The final roundup of the week gets tagged in Dallas (twice), examines the trend of one-painting shows at art museums, notes the changes in Sunday’s (gay pride) Festival in Lee Park and manages a quick go-round of reviews. So the roundup needs a weekend of rest.


TAGGING DALLAS – Ben Flynn, aka the British art star/grafitti artist EINE, has been in town promoting RE:DEFINE, an exhibition and charity auction opening tonight at the Goss-Michael Foundation in collaboration with MTV. So, naturally, EINE did a major mural-tag on a building downtown earlier this week and yesterday it was one on Fort Worth Avenue, which impressed Jim Schutze.
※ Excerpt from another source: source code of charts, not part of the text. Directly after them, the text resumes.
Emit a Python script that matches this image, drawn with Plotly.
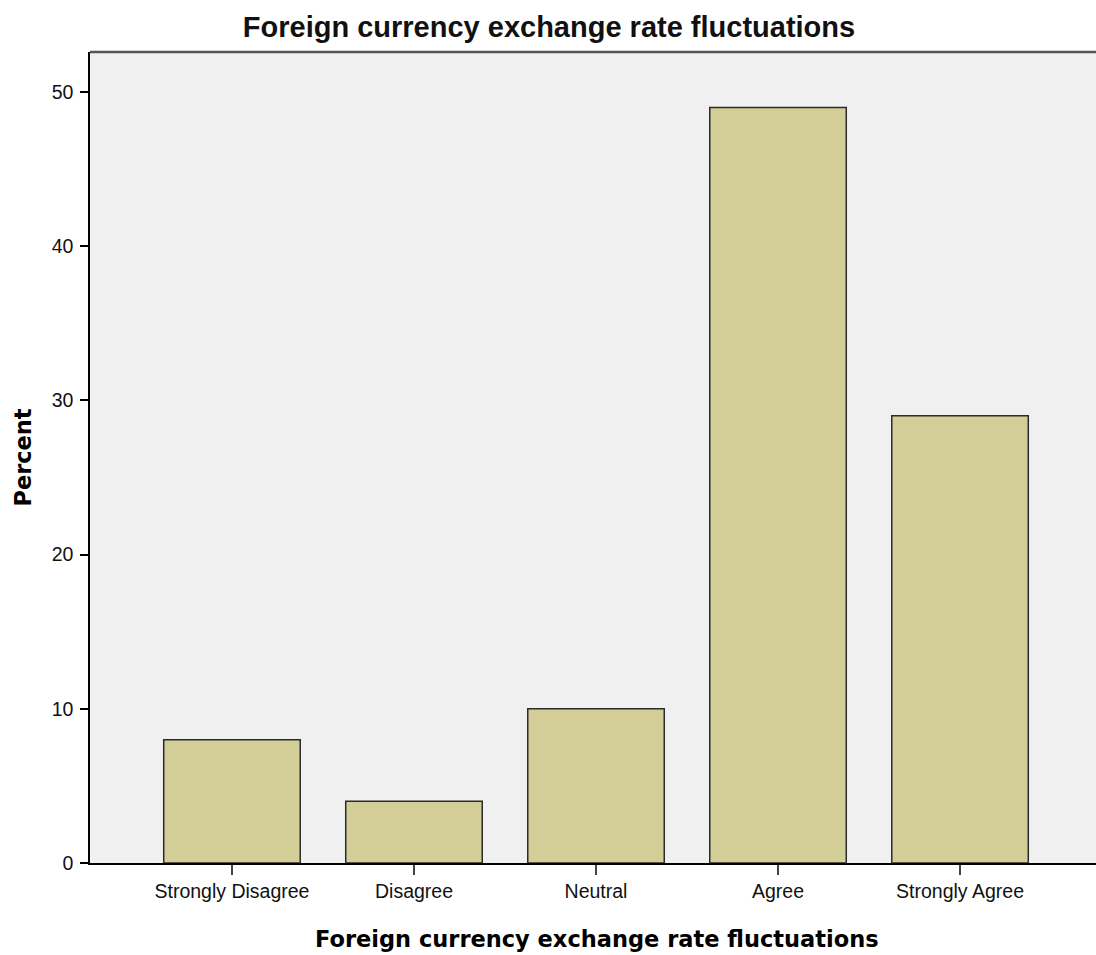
import plotly.graph_objects as go

categories = ["Strongly Disagree", "Disagree", "Neutral", "Agree", "Strongly Agree"]
percent = [8, 4, 10, 49, 29]
y_ticks = [0, 10, 20, 30, 40, 50]

W, H = 1096, 955
L, R, T, B = 90, 0, 52, 92
plot_w, plot_h = W - L - R, H - T - B

fig = go.Figure(go.Bar(
    x=categories, y=percent,
    marker=dict(color="#d3ce97", line=dict(color="#2b2b2b", width=1.5)),
    width=0.75,
))

fig.update_layout(
    width=W, height=H,
    margin=dict(l=L, r=R, t=T, b=B),
    paper_bgcolor="white", plot_bgcolor="#f0f0f0",
    showlegend=False,
    title=dict(text="<b>Foreign currency exchange rate fluctuations</b>",
               x=549 / W, xanchor="center", y=1 - 27 / H, yanchor="middle",
               font=dict(family="Liberation Sans, Arial", size=29, color="#111111")),
    shapes=[dict(type="line", xref="paper", yref="paper", x0=0, x1=1, y0=1, y1=1,
                 line=dict(color="#555555", width=2.5))],
    annotations=[dict(text="<b>Foreign currency exchange rate fluctuations</b>",
                      xref="paper", yref="paper",
                      x=(597 - L) / plot_w, y=-(939 - (H - B)) / plot_h,
                      xanchor="center", yanchor="middle", showarrow=False,
                      font=dict(family="DejaVu Sans", size=22.5, color="black"))],
)
fig.update_xaxes(
    range=[-0.78, 4.747], showgrid=False, zeroline=False,
    showline=True, linecolor="black", linewidth=1.5,
    ticks="outside", ticklen=10, tickwidth=1.5, tickcolor="#444",
    tickfont=dict(family="Liberation Sans, Arial", size=19.5, color="#111111"),
    automargin=False,
)
fig.update_yaxes(
    range=[0, 52.6], tickvals=y_ticks, showgrid=False, zeroline=False,
    showline=True, linecolor="black", linewidth=1.5,
    ticks="outside", ticklen=8, tickwidth=1.5, tickcolor="black",
    ticklabelstandoff=3,
    tickfont=dict(family="Liberation Sans, Arial", size=19.5, color="#111111"),
    title=dict(text="<b>Percent</b>",
               font=dict(family="DejaVu Sans", size=22.5, color="black"), standoff=14),
)

fig.write_html("out.html",
               config={"displayModeBar": False},
               post_script="document.body.style.margin='0';document.body.style.overflow='hidden';")
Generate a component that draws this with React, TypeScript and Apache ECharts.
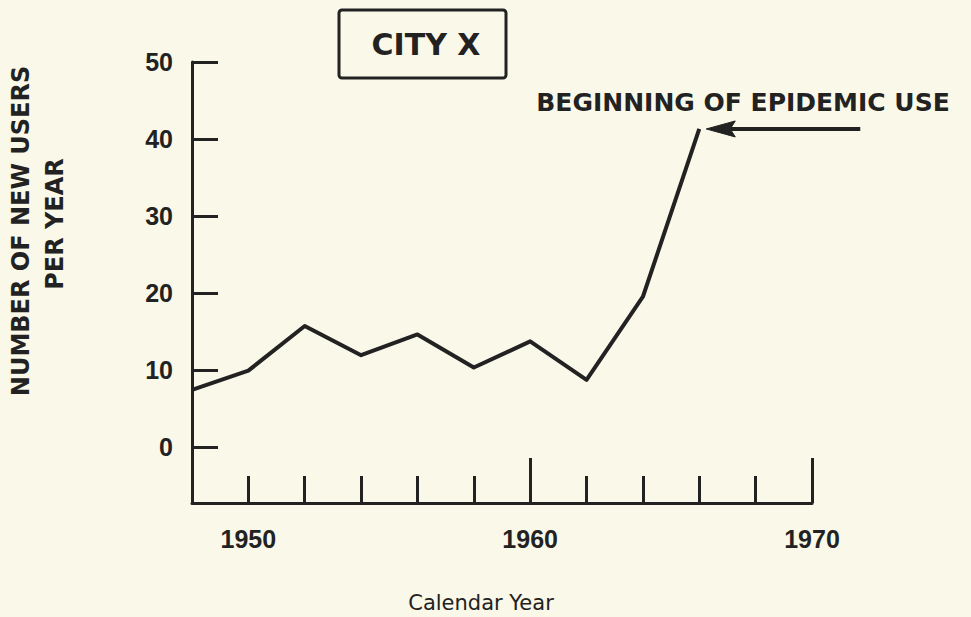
import React, { useEffect, useRef } from 'react';
import * as echarts from 'echarts';

// ---- data ----
const years = [1948, 1950, 1952, 1954, 1956, 1958, 1960, 1962, 1964, 1966];
const newUsers = [7.4, 9.9, 15.7, 11.9, 14.6, 10.3, 13.7, 8.7, 19.5, 41.3];
const yTickValues = [0, 10, 20, 30, 40, 50];
const xLabelYears = [1950, 1960, 1970];
const xMajorTickYears = [1960, 1970];
const epidemicPoint = [1966, 41.3];
const boxTitle = 'CITY X';
const annotationText = 'BEGINNING OF EPIDEMIC USE';
const yTitleLine1 = 'NUMBER OF NEW USERS';
const yTitleLine2 = 'PER YEAR';
const xTitle = 'Calendar Year';

const ink = '#222222';
const bg = '#FAF8E8';
const digitFont = '"Liberation Sans", Arial, sans-serif';
const wordFont = '"DejaVu Sans", sans-serif';

export default function App() {
  const ref = useRef<HTMLDivElement>(null);
  useEffect(() => {
    document.body.style.margin = '0';
    document.body.style.background = bg;
    const chart = echarts.init(ref.current!, null, { renderer: 'svg' });
    const axisLineStyle = { color: ink, width: 3 };
    const plain = (v: number) => String(v);
    const option: any = {
      animation: false,
      backgroundColor: bg,
      grid: [
        { left: 192, right: 159, top: 62, bottom: 114, outerBoundsMode: 'none' },
        { left: 192, right: 159, top: 62, bottom: 114, outerBoundsMode: 'none' },
      ],
      xAxis: [
        {
          type: 'value', gridIndex: 0, min: 1948, max: 1970, interval: 2,
          axisLine: { show: true, onZero: false, lineStyle: axisLineStyle },
          axisTick: { show: true, inside: true, length: 27, lineStyle: axisLineStyle },
          axisLabel: {
            customValues: xLabelYears, margin: 23, color: ink, formatter: plain,
            fontSize: 25, fontWeight: 'bold', fontFamily: digitFont,
          },
          splitLine: { show: false },
        },
        {
          type: 'value', gridIndex: 1, min: 1948, max: 1970,
          axisLine: { show: false, onZero: false },
          axisTick: { show: true, customValues: xMajorTickYears, inside: true, length: 45, lineStyle: axisLineStyle },
          axisLabel: { show: false },
          splitLine: { show: false },
        },
      ],
      yAxis: [
        {
          type: 'value', gridIndex: 0, min: -7.3, max: 50,
          axisLine: { show: true, onZero: false, lineStyle: axisLineStyle },
          axisTick: { show: true, customValues: yTickValues, inside: true, length: 26, lineStyle: axisLineStyle },
          axisLabel: {
            customValues: yTickValues, margin: 19, color: ink, formatter: plain,
            fontSize: 25, fontWeight: 'bold', fontFamily: digitFont,
          },
          splitLine: { show: false },
        },
        { type: 'value', gridIndex: 1, min: -7.3, max: 50, show: false },
      ],
      series: [
        {
          type: 'line', xAxisIndex: 0, yAxisIndex: 0,
          data: years.map((y, i) => [y, newUsers[i]]),
          symbol: 'none', clip: false,
          lineStyle: { color: ink, width: 4, join: 'round' },
        },
      ],
    };
    chart.setOption(option);

    const tip = chart.convertToPixel({ gridIndex: 0 }, epidemicPoint) as number[];
    const ax = tip[0] + 7;
    const ay = tip[1];
    chart.setOption({
      graphic: [
        {
          type: 'rect', shape: { x: 339, y: 10, width: 167, height: 68, r: 3 },
          style: { fill: 'none', stroke: ink, lineWidth: 3 },
        },
        {
          type: 'text', x: 426, y: 44,
          style: { text: boxTitle, align: 'center', verticalAlign: 'middle', fill: ink, font: `bold 30px ${wordFont}` },
        },
        {
          type: 'text', x: 743, y: 102,
          style: { text: annotationText, align: 'center', verticalAlign: 'middle', fill: ink, font: `bold 25px ${wordFont}` },
        },
        {
          type: 'line', shape: { x1: ax + 20, y1: ay, x2: ax + 154, y2: ay },
          style: { stroke: ink, lineWidth: 4 },
        },
        {
          type: 'polygon', shape: { points: [[ax, ay], [ax + 29, ay - 8], [ax + 24, ay], [ax + 29, ay + 8]] },
          style: { fill: ink, stroke: ink, lineWidth: 1 },
        },
        {
          type: 'text', x: 21, y: 231, rotation: Math.PI / 2,
          style: { text: yTitleLine1, align: 'center', verticalAlign: 'middle', fill: ink, font: `bold 24px ${wordFont}` },
        },
        {
          type: 'text', x: 55, y: 224, rotation: Math.PI / 2,
          style: { text: yTitleLine2, align: 'center', verticalAlign: 'middle', fill: ink, font: `bold 24px ${wordFont}` },
        },
        {
          type: 'text', x: 481, y: 603,
          style: { text: xTitle, align: 'center', verticalAlign: 'middle', fill: ink, font: `21px ${wordFont}` },
        },
      ],
    });
    return () => chart.dispose();
  }, []);
  return <div ref={ref} style={{ width: 971, height: 617 }} />;
}
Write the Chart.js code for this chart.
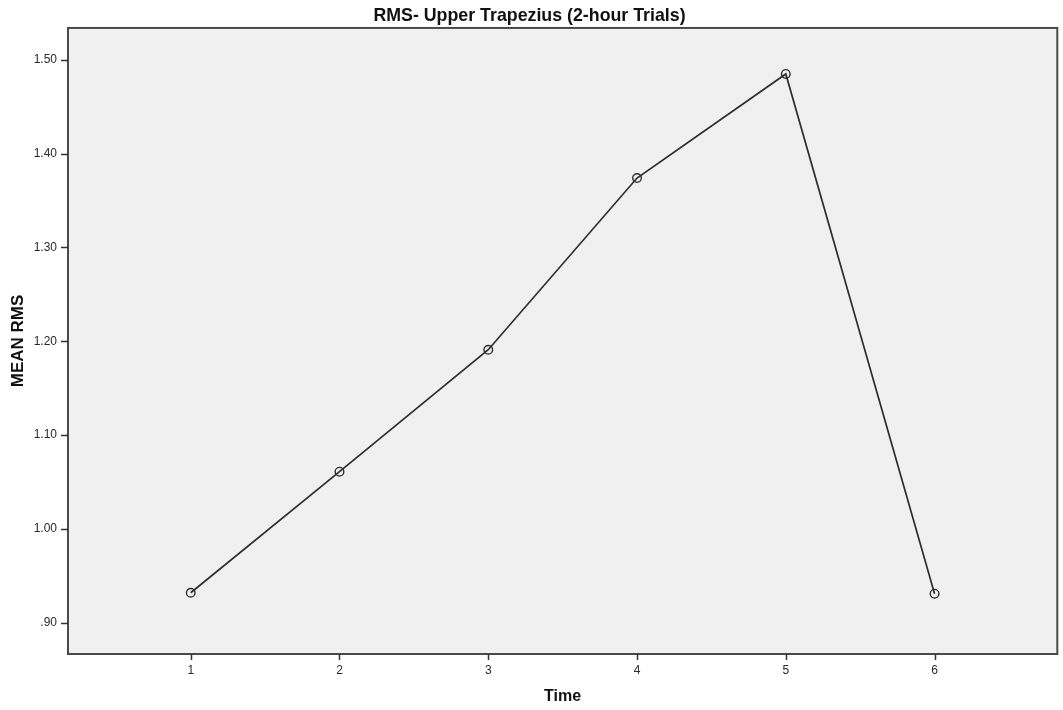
<!DOCTYPE html>
<html>
<head>
<meta charset="utf-8">
<style>
  html, body { margin: 0; padding: 0; background: #ffffff; }
  #wrap { width: 1063px; height: 710px; }
</style>
<script src="https://cdn.jsdelivr.net/npm/chart.js@4/dist/chart.umd.min.js"></script>
</head>
<body>
<div id="wrap"><canvas id="chart" width="1063" height="710"></canvas></div>
<script>
const timePoints = [1, 2, 3, 4, 5, 6];
const meanRms = [0.932, 1.061, 1.191, 1.374, 1.485, 0.931];
const yTicks = [0.9, 1.0, 1.1, 1.2, 1.3, 1.4, 1.5];

const FONT = "Liberation Sans, Arial, sans-serif";

// plot panel fill + frame + outward tick marks, like the SPSS chart
const panel = {
    id: "panel",
    beforeDatasetsDraw(chart) {
        const { ctx, chartArea: a } = chart;
        ctx.save();
        ctx.fillStyle = "#f0f0f0";
        ctx.fillRect(a.left, a.top, a.right - a.left, a.bottom - a.top);
        ctx.restore();
    },
    afterDatasetsDraw(chart) {
        const { ctx, chartArea: a, scales } = chart;
        ctx.save();
        ctx.strokeStyle = "#4a4a4a";
        ctx.lineWidth = 2;
        ctx.strokeRect(a.left, a.top, a.right - a.left, a.bottom - a.top);

        ctx.lineWidth = 1.5;
        ctx.strokeStyle = "#333333";
        ctx.beginPath();
        timePoints.forEach(v => {
            const px = Math.round(scales.x.getPixelForValue(v)) + 0.5;
            ctx.moveTo(px, a.bottom);
            ctx.lineTo(px, a.bottom + 6);
        });
        yTicks.forEach(v => {
            const py = Math.round(scales.y.getPixelForValue(v)) + 0.5;
            ctx.moveTo(a.left, py);
            ctx.lineTo(a.left - 7, py);
        });
        ctx.stroke();
        ctx.restore();
    }
};

const ctx = document.getElementById("chart").getContext("2d");
new Chart(ctx, {
    type: "line",
    data: {
        datasets: [{
            data: timePoints.map((t, i) => ({ x: t, y: meanRms[i] })),
            borderColor: "#2e2e2e",
            borderWidth: 1.7,
            tension: 0,
            pointRadius: 4.3,
            pointHoverRadius: 4.3,
            pointBorderWidth: 1.4,
            pointBorderColor: "#2e2e2e",
            pointBackgroundColor: "rgba(0,0,0,0)"
        }]
    },
    options: {
        responsive: false,
        animation: false,
        events: [],
        layout: { padding: { left: 0, right: 4, top: 0, bottom: 0 } },
        plugins: {
            legend: { display: false },
            tooltip: { enabled: false },
            title: {
                display: true,
                text: "RMS- Upper Trapezius (2-hour Trials)",
                color: "#111111",
                font: { family: FONT, size: 17.8, weight: "bold" },
                padding: { top: 5, bottom: 1.6 }
            }
        },
        scales: {
            x: {
                type: "linear",
                min: 0.175,
                max: 6.825,
                afterBuildTicks(scale) {
                    scale.ticks = timePoints.map(v => ({ value: v }));
                },
                afterFit(scale) { scale.height = 56; },
                grid: { display: false },
                border: { display: false },
                ticks: {
                    color: "#2a2a2a",
                    padding: 1,
                    font: { family: FONT, size: 12 },
                    callback: v => String(v)
                },
                title: {
                    display: true,
                    text: "Time",
                    color: "#111111",
                    font: { family: FONT, size: 16, weight: "bold" },
                    padding: { top: 0, bottom: 4 }
                }
            },
            y: {
                min: 0.8667,
                max: 1.534,
                afterBuildTicks(scale) {
                    scale.ticks = yTicks.map(v => ({ value: v }));
                },
                afterFit(scale) { scale.width = 68; },
                grid: { display: false },
                border: { display: false },
                ticks: {
                    color: "#2a2a2a",
                    padding: 3,
                    font: { family: FONT, size: 12 },
                    callback: v => {
                        const s = v.toFixed(2);
                        return s.startsWith("0") ? s.slice(1) : s;
                    }
                },
                title: {
                    display: true,
                    text: "MEAN RMS",
                    color: "#111111",
                    font: { family: FONT, size: 17, weight: "bold" },
                    padding: { top: 8, bottom: 0 }
                }
            }
        }
    },
    plugins: [panel]
});
</script>
</body>
</html>
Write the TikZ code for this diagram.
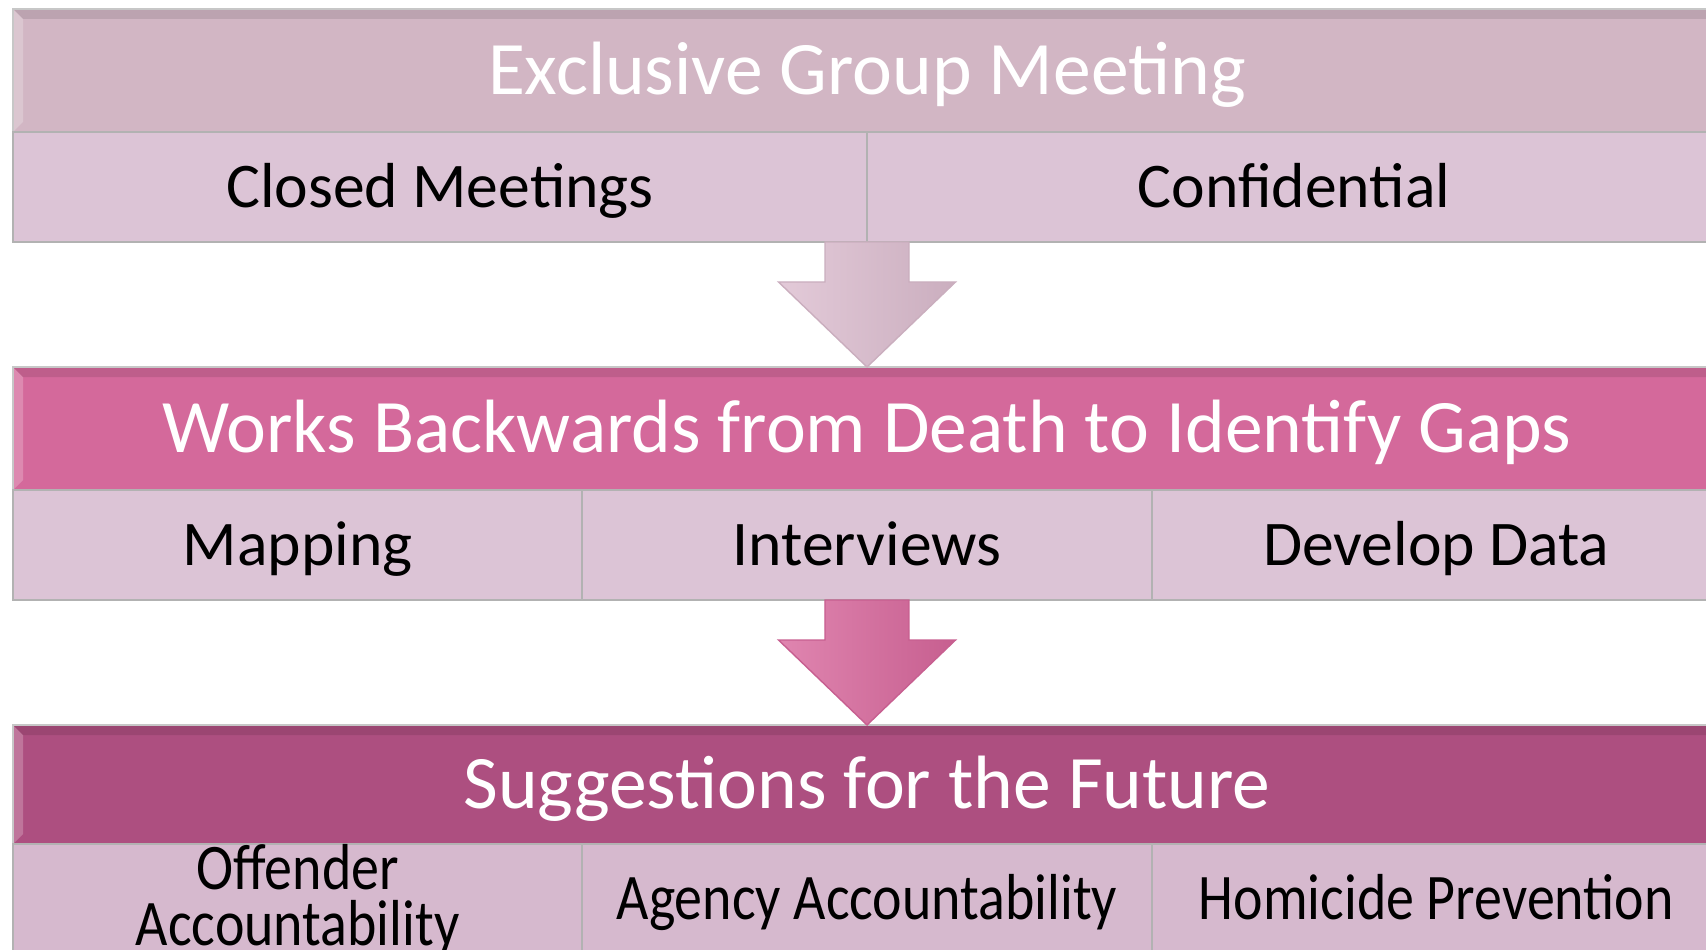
\documentclass[tikz,border=0pt]{standalone}
\usepackage{fontspec}
\setmainfont{Carlito}
\usetikzlibrary{positioning,calc}

\definecolor{headA}{HTML}{D2B6C4}
\definecolor{headB}{HTML}{D4699B}
\definecolor{headC}{HTML}{AD4F80}
\definecolor{cellA}{HTML}{DCC4D6}
\definecolor{cellC}{HTML}{D6B9CE}
\definecolor{arrowA}{HTML}{DCBDCF}
\definecolor{arrowB}{HTML}{D8679C}

\tikzset{
  head/.style={rectangle, draw=black!22, line width=0.6pt, outer sep=0pt,
    minimum width=17.08cm, text=white, text height=15pt, text depth=1.2pt,
    font=\fontsize{21.5}{24}\selectfont,
    path picture={
      \fill[white, opacity=0.22] (path picture bounding box.south west) -- (path picture bounding box.north west)
        -- ++(0.1,-0.1) -- ($(path picture bounding box.south west)+(0.1,0.1)$) -- cycle;
      \fill[black, opacity=0.10] (path picture bounding box.north west) -- (path picture bounding box.north east)
        -- ++(-0.1,-0.1) -- ($(path picture bounding box.north west)+(0.1,-0.1)$) -- cycle;
    }},
  cell/.style={rectangle, draw=black!30, line width=0.6pt, outer sep=0pt,
    minimum height=1.10cm, text=black, align=center,
    font=\fontsize{18.1}{16}\selectfont},
  single/.style={cell, text height=13pt, text depth=1.4pt},
  half/.style={single, minimum width=8.54cm},
  third/.style={single, minimum width=5.693cm},
  narrow/.style={font=\fontsize{18.5}{16}\selectfont\addfontfeature{FakeStretch=0.86}},
}

\begin{document}
\begin{tikzpicture}

  \useasboundingbox (0,0) rectangle (17.06,-9.50);

  % Define nodes
  \node[head, fill=headA, minimum height=1.23cm, anchor=north west] at (0.13,-0.09) (h1) {Exclusive Group Meeting};
  \node[half, fill=cellA, below=0pt of h1.south west, anchor=north west] (c11) {Closed Meetings};
  \node[half, fill=cellA, right=0pt of c11]                             (c12) {Confidential};

  \node[head, fill=headB, minimum height=1.23cm, below=1.25cm of c11.south west, anchor=north west] (h2) {Works Backwards from Death to Identify Gaps};
  \node[third, fill=cellA, below=0pt of h2.south west, anchor=north west] (c21) {Mapping};
  \node[third, fill=cellA, right=0pt of c21]                             (c22) {Interviews};
  \node[third, fill=cellA, right=0pt of c22]                             (c23) {Develop Data};

  \node[head, fill=headC, minimum height=1.19cm, below=1.25cm of c21.south west, anchor=north west] (h3) {Suggestions for the Future};
  \node[cell, narrow, fill=cellC, minimum width=5.693cm, inner ysep=0pt, below=0pt of h3.south west, anchor=north west] (c31) {Offender\\Accountability};
  \node[third, narrow, fill=cellC, right=0pt of c31.north east, anchor=north west] (c32) {Agency Accountability};
  \node[third, narrow, fill=cellC, right=0pt of c32]                               (c33) {Homicide Prevention};

  % Connect the nodes
  \foreach \from/\to/\col in {c11.south east/h2/arrowA, c22.south/h3/arrowB} {
    \shade[left color=\col!80!white, middle color=\col, right color=\col!92!black, draw=\col!92!black, line width=0.4pt]
      ($(\from)+(-0.42,0)$) -- ($(\to.north)+(-0.42,0.85)$) -- ($(\to.north)+(-0.885,0.85)$)
      -- (\to.north) -- ($(\to.north)+(0.885,0.85)$) -- ($(\to.north)+(0.42,0.85)$)
      -- ($(\from)+(0.42,0)$) -- cycle;
  }

\end{tikzpicture}
\end{document}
ONE PAINTING CAN MAKE A SHOW – Coming up with creative responses to tightened budgets, art museums have started showcasing single works — instead of an entire show. And the leading case in The Art Newspaper story is the Kimbell Art Museum’s display of Titian’s La Bella through this weekend. The story could also have cited the Meadows, which seems set on showing us the Prado’s entire collection, one work at a time.

CHANGING PRIDE – The Gay Pride Parade is this Sunday (officially, the Alan Ross Texas Freedom Parade), and the Festival in Lee Park that goes with it is also happening — but with a couple differences, the Dallas Voice reports. The Dallas Tavern Guild, which puts on the festival, is charging $5 for the previously free event and is putting up a fence to prevent people from bringing alcohol in (which has been an increasing problem). Seventy vendors have already signed up for booths — but that’s down five from last year and attendance is expected to dip as well.

ROUNDING OFF THE ROUNDUP Fort Worth Weekly reviews the Fungi Girls’ second indie-rock LP, Some Crazy Magic . . . DMA’s Uncrated blog explains a new gift from an SMU professor: a fully clothed statue of Lady Godiva by Anne Whitney, one of 19th-century America’s premier female sculptors . . . Writing for the Star-Tel, Olin Chism calls the season-opener of the Texas Camerata a ‘pleasant adventure” in 17th century Italian music.